=== Recorded information ===
╭──

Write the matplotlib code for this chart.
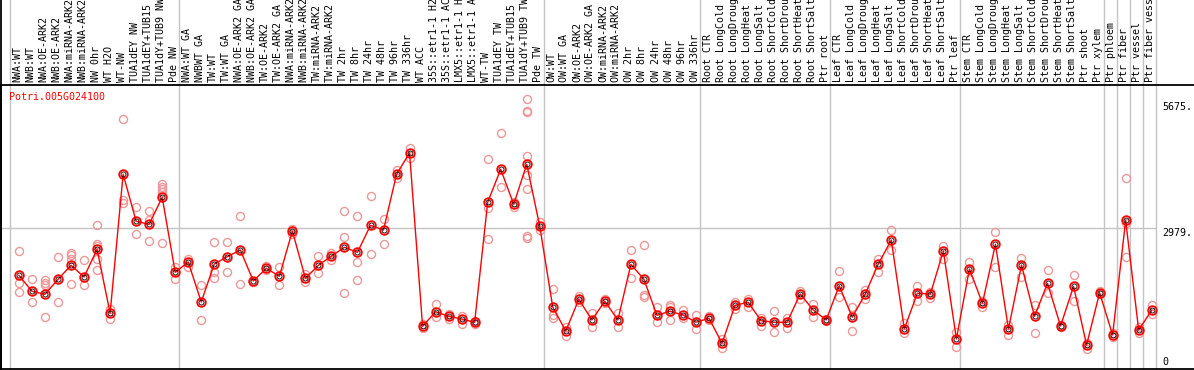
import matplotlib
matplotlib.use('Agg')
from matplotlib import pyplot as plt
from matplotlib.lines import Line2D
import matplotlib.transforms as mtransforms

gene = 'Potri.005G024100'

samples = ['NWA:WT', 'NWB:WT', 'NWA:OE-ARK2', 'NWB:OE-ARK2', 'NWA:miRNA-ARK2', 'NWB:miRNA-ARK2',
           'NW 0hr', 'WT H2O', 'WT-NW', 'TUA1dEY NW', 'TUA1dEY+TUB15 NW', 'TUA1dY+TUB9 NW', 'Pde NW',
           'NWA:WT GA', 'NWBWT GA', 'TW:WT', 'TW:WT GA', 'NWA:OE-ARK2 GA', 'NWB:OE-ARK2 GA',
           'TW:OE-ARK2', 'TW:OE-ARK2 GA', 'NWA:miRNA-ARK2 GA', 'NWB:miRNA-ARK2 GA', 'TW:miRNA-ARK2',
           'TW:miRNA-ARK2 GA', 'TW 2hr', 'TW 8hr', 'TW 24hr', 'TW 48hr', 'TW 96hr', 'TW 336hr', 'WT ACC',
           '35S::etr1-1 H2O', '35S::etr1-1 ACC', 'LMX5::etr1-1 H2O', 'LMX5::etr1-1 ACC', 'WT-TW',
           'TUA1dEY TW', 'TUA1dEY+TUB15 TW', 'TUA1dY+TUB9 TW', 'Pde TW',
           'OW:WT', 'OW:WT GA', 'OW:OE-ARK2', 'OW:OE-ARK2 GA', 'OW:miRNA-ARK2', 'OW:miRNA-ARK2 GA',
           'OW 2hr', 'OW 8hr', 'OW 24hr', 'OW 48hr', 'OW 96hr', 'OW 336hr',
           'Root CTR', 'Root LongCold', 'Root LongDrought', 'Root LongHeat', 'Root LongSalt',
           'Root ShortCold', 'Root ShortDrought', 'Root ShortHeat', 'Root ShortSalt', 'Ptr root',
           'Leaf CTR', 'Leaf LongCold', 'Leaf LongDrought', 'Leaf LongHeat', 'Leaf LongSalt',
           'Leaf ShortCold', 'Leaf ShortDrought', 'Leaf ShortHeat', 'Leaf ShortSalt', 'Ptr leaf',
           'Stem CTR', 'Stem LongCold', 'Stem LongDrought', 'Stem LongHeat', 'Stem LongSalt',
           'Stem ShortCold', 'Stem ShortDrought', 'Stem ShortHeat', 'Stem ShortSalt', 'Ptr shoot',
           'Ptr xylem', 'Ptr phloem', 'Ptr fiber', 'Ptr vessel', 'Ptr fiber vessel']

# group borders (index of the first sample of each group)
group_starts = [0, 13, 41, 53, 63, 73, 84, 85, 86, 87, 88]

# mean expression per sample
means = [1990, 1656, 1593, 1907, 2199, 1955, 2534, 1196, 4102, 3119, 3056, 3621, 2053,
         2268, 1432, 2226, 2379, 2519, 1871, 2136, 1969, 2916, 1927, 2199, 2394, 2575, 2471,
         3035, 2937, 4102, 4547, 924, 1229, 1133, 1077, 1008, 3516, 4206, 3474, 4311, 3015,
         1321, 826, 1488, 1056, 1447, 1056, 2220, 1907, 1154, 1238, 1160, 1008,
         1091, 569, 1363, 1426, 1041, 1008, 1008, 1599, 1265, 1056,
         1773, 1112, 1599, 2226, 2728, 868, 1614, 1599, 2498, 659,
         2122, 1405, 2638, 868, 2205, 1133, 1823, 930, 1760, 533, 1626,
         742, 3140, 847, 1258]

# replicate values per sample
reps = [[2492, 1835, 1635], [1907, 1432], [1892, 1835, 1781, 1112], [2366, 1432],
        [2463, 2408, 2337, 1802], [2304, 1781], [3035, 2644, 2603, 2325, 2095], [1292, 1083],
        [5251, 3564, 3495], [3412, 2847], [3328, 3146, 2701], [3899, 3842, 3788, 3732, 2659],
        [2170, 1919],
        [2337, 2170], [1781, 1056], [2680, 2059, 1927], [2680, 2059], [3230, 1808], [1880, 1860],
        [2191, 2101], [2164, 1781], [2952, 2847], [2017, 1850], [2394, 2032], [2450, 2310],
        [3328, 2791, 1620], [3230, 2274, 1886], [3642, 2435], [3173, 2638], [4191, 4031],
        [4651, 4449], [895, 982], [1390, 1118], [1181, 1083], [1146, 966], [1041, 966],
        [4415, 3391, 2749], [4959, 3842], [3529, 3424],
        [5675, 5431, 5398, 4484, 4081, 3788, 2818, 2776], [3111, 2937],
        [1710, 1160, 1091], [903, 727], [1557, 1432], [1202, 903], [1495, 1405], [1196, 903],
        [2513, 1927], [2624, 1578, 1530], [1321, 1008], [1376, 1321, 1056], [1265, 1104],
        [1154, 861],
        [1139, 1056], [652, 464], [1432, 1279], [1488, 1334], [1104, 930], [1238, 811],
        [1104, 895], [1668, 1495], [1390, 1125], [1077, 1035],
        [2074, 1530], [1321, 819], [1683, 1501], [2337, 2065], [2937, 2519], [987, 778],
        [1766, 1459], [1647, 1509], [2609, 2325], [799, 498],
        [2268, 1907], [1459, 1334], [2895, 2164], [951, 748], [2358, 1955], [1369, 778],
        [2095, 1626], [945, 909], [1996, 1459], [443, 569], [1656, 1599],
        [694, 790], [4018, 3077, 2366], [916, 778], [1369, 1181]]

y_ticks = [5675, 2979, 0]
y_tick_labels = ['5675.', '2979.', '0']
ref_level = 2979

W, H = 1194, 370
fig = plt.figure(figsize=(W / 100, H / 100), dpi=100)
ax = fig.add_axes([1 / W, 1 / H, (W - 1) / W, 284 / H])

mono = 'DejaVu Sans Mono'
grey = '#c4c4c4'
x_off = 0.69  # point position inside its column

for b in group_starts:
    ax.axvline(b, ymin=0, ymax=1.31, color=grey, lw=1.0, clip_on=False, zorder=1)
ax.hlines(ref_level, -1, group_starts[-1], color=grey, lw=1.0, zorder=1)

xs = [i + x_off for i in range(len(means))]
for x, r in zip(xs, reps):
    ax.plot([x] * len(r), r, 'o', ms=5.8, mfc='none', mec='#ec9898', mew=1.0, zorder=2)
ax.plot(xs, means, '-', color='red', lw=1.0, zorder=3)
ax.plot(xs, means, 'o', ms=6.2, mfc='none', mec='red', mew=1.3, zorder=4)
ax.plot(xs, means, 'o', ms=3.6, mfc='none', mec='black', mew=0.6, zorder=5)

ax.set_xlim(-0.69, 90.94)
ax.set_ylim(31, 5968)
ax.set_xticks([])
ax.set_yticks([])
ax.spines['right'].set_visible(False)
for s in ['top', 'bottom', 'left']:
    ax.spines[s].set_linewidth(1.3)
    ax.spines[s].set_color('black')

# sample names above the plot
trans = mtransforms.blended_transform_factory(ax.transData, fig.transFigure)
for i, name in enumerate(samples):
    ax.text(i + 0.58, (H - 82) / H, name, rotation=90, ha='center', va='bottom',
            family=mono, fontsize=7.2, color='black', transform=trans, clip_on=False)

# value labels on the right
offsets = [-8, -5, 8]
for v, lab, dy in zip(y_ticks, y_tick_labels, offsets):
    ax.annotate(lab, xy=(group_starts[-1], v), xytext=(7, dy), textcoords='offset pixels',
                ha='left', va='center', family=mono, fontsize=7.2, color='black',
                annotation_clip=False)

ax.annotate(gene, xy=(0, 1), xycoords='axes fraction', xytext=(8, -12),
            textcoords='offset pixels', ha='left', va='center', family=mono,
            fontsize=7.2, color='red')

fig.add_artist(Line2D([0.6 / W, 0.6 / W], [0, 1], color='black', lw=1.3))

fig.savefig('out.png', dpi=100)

╰──

=== Instructions to follow ===
Copy out all of the material exactly as written, without its pictures.

=== Answer below ===
Write the matplotlib code for this chart.
import matplotlib
matplotlib.use('Agg')
from matplotlib import pyplot as plt
from matplotlib.lines import Line2D
import matplotlib.transforms as mtransforms

gene = 'Potri.005G024100'

samples = ['NWA:WT', 'NWB:WT', 'NWA:OE-ARK2', 'NWB:OE-ARK2', 'NWA:miRNA-ARK2', 'NWB:miRNA-ARK2',
           'NW 0hr', 'WT H2O', 'WT-NW', 'TUA1dEY NW', 'TUA1dEY+TUB15 NW', 'TUA1dY+TUB9 NW', 'Pde NW',
           'NWA:WT GA', 'NWBWT GA', 'TW:WT', 'TW:WT GA', 'NWA:OE-ARK2 GA', 'NWB:OE-ARK2 GA',
           'TW:OE-ARK2', 'TW:OE-ARK2 GA', 'NWA:miRNA-ARK2 GA', 'NWB:miRNA-ARK2 GA', 'TW:miRNA-ARK2',
           'TW:miRNA-ARK2 GA', 'TW 2hr', 'TW 8hr', 'TW 24hr', 'TW 48hr', 'TW 96hr', 'TW 336hr', 'WT ACC',
           '35S::etr1-1 H2O', '35S::etr1-1 ACC', 'LMX5::etr1-1 H2O', 'LMX5::etr1-1 ACC', 'WT-TW',
           'TUA1dEY TW', 'TUA1dEY+TUB15 TW', 'TUA1dY+TUB9 TW', 'Pde TW',
           'OW:WT', 'OW:WT GA', 'OW:OE-ARK2', 'OW:OE-ARK2 GA', 'OW:miRNA-ARK2', 'OW:miRNA-ARK2 GA',
           'OW 2hr', 'OW 8hr', 'OW 24hr', 'OW 48hr', 'OW 96hr', 'OW 336hr',
           'Root CTR', 'Root LongCold', 'Root LongDrought', 'Root LongHeat', 'Root LongSalt',
           'Root ShortCold', 'Root ShortDrought', 'Root ShortHeat', 'Root ShortSalt', 'Ptr root',
           'Leaf CTR', 'Leaf LongCold', 'Leaf LongDrought', 'Leaf LongHeat', 'Leaf LongSalt',
           'Leaf ShortCold', 'Leaf ShortDrought', 'Leaf ShortHeat', 'Leaf ShortSalt', 'Ptr leaf',
           'Stem CTR', 'Stem LongCold', 'Stem LongDrought', 'Stem LongHeat', 'Stem LongSalt',
           'Stem ShortCold', 'Stem ShortDrought', 'Stem ShortHeat', 'Stem ShortSalt', 'Ptr shoot',
           'Ptr xylem', 'Ptr phloem', 'Ptr fiber', 'Ptr vessel', 'Ptr fiber vessel']

# group borders (index of the first sample of each group)
group_starts = [0, 13, 41, 53, 63, 73, 84, 85, 86, 87, 88]

# mean expression per sample
means = [1990, 1656, 1593, 1907, 2199, 1955, 2534, 1196, 4102, 3119, 3056, 3621, 2053,
         2268, 1432, 2226, 2379, 2519, 1871, 2136, 1969, 2916, 1927, 2199, 2394, 2575, 2471,
         3035, 2937, 4102, 4547, 924, 1229, 1133, 1077, 1008, 3516, 4206, 3474, 4311, 3015,
         1321, 826, 1488, 1056, 1447, 1056, 2220, 1907, 1154, 1238, 1160, 1008,
         1091, 569, 1363, 1426, 1041, 1008, 1008, 1599, 1265, 1056,
         1773, 1112, 1599, 2226, 2728, 868, 1614, 1599, 2498, 659,
         2122, 1405, 2638, 868, 2205, 1133, 1823, 930, 1760, 533, 1626,
         742, 3140, 847, 1258]

# replicate values per sample
reps = [[2492, 1835, 1635], [1907, 1432], [1892, 1835, 1781, 1112], [2366, 1432],
        [2463, 2408, 2337, 1802], [2304, 1781], [3035, 2644, 2603, 2325, 2095], [1292, 1083],
        [5251, 3564, 3495], [3412, 2847], [3328, 3146, 2701], [3899, 3842, 3788, 3732, 2659],
        [2170, 1919],
        [2337, 2170], [1781, 1056], [2680, 2059, 1927], [2680, 2059], [3230, 1808], [1880, 1860],
        [2191, 2101], [2164, 1781], [2952, 2847], [2017, 1850], [2394, 2032], [2450, 2310],
        [3328, 2791, 1620], [3230, 2274, 1886], [3642, 2435], [3173, 2638], [4191, 4031],
        [4651, 4449], [895, 982], [1390, 1118], [1181, 1083], [1146, 966], [1041, 966],
        [4415, 3391, 2749], [4959, 3842], [3529, 3424],
        [5675, 5431, 5398, 4484, 4081, 3788, 2818, 2776], [3111, 2937],
        [1710, 1160, 1091], [903, 727], [1557, 1432], [1202, 903], [1495, 1405], [1196, 903],
        [2513, 1927], [2624, 1578, 1530], [1321, 1008], [1376, 1321, 1056], [1265, 1104],
        [1154, 861],
        [1139, 1056], [652, 464], [1432, 1279], [1488, 1334], [1104, 930], [1238, 811],
        [1104, 895], [1668, 1495], [1390, 1125], [1077, 1035],
        [2074, 1530], [1321, 819], [1683, 1501], [2337, 2065], [2937, 2519], [987, 778],
        [1766, 1459], [1647, 1509], [2609, 2325], [799, 498],
        [2268, 1907], [1459, 1334], [2895, 2164], [951, 748], [2358, 1955], [1369, 778],
        [2095, 1626], [945, 909], [1996, 1459], [443, 569], [1656, 1599],
        [694, 790], [4018, 3077, 2366], [916, 778], [1369, 1181]]

y_ticks = [5675, 2979, 0]
y_tick_labels = ['5675.', '2979.', '0']
ref_level = 2979

W, H = 1194, 370
fig = plt.figure(figsize=(W / 100, H / 100), dpi=100)
ax = fig.add_axes([1 / W, 1 / H, (W - 1) / W, 284 / H])

mono = 'DejaVu Sans Mono'
grey = '#c4c4c4'
x_off = 0.69  # point position inside its column

for b in group_starts:
    ax.axvline(b, ymin=0, ymax=1.31, color=grey, lw=1.0, clip_on=False, zorder=1)
ax.hlines(ref_level, -1, group_starts[-1], color=grey, lw=1.0, zorder=1)

xs = [i + x_off for i in range(len(means))]
for x, r in zip(xs, reps):
    ax.plot([x] * len(r), r, 'o', ms=5.8, mfc='none', mec='#ec9898', mew=1.0, zorder=2)
ax.plot(xs, means, '-', color='red', lw=1.0, zorder=3)
ax.plot(xs, means, 'o', ms=6.2, mfc='none', mec='red', mew=1.3, zorder=4)
ax.plot(xs, means, 'o', ms=3.6, mfc='none', mec='black', mew=0.6, zorder=5)

ax.set_xlim(-0.69, 90.94)
ax.set_ylim(31, 5968)
ax.set_xticks([])
ax.set_yticks([])
ax.spines['right'].set_visible(False)
for s in ['top', 'bottom', 'left']:
    ax.spines[s].set_linewidth(1.3)
    ax.spines[s].set_color('black')

# sample names above the plot
trans = mtransforms.blended_transform_factory(ax.transData, fig.transFigure)
for i, name in enumerate(samples):
    ax.text(i + 0.58, (H - 82) / H, name, rotation=90, ha='center', va='bottom',
            family=mono, fontsize=7.2, color='black', transform=trans, clip_on=False)

# value labels on the right
offsets = [-8, -5, 8]
for v, lab, dy in zip(y_ticks, y_tick_labels, offsets):
    ax.annotate(lab, xy=(group_starts[-1], v), xytext=(7, dy), textcoords='offset pixels',
                ha='left', va='center', family=mono, fontsize=7.2, color='black',
                annotation_clip=False)

ax.annotate(gene, xy=(0, 1), xycoords='axes fraction', xytext=(8, -12),
            textcoords='offset pixels', ha='left', va='center', family=mono,
            fontsize=7.2, color='red')

fig.add_artist(Line2D([0.6 / W, 0.6 / W], [0, 1], color='black', lw=1.3))

fig.savefig('out.png', dpi=100)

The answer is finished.